# WRITTEN INSTRUCTION:
Look through the data below and return each line where "matplotlib" appears.

# AVAILABLE DATA:

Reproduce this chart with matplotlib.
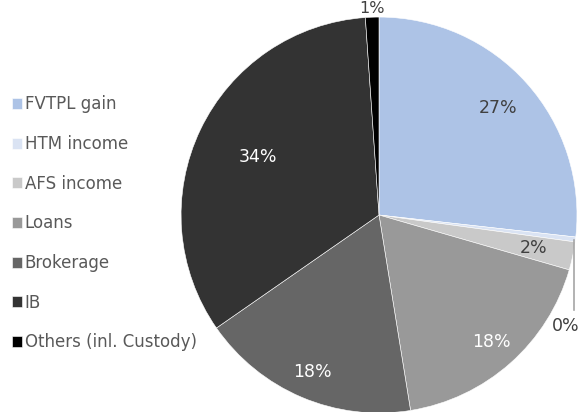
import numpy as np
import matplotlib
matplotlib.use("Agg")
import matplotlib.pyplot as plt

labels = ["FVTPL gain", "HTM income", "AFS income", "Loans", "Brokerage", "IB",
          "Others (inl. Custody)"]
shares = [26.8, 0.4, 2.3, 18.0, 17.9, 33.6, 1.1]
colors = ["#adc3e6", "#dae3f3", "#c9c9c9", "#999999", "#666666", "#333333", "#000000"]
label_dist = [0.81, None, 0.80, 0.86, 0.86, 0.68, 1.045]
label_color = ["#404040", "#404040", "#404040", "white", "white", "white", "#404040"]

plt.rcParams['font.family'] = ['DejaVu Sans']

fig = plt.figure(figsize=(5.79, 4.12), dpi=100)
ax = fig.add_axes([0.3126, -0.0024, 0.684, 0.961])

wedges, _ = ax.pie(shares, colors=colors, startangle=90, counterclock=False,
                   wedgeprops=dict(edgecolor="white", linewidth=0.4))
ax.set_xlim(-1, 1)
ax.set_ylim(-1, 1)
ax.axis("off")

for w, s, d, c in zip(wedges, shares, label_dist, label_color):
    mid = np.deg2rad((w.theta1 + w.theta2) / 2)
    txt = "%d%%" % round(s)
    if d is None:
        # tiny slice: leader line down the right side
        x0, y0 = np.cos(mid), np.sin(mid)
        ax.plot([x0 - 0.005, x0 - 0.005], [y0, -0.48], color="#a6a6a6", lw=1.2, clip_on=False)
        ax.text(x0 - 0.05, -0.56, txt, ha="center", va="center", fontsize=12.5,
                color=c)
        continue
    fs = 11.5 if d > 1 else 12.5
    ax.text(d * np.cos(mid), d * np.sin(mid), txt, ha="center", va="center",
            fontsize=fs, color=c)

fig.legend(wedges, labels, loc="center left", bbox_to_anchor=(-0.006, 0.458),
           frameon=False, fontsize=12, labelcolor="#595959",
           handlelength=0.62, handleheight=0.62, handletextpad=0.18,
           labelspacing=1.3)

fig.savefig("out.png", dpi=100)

# EXERCISE RESPONSE:
Reproduce this chart with matplotlib.
import matplotlib
matplotlib.use("Agg")
import matplotlib.pyplot as plt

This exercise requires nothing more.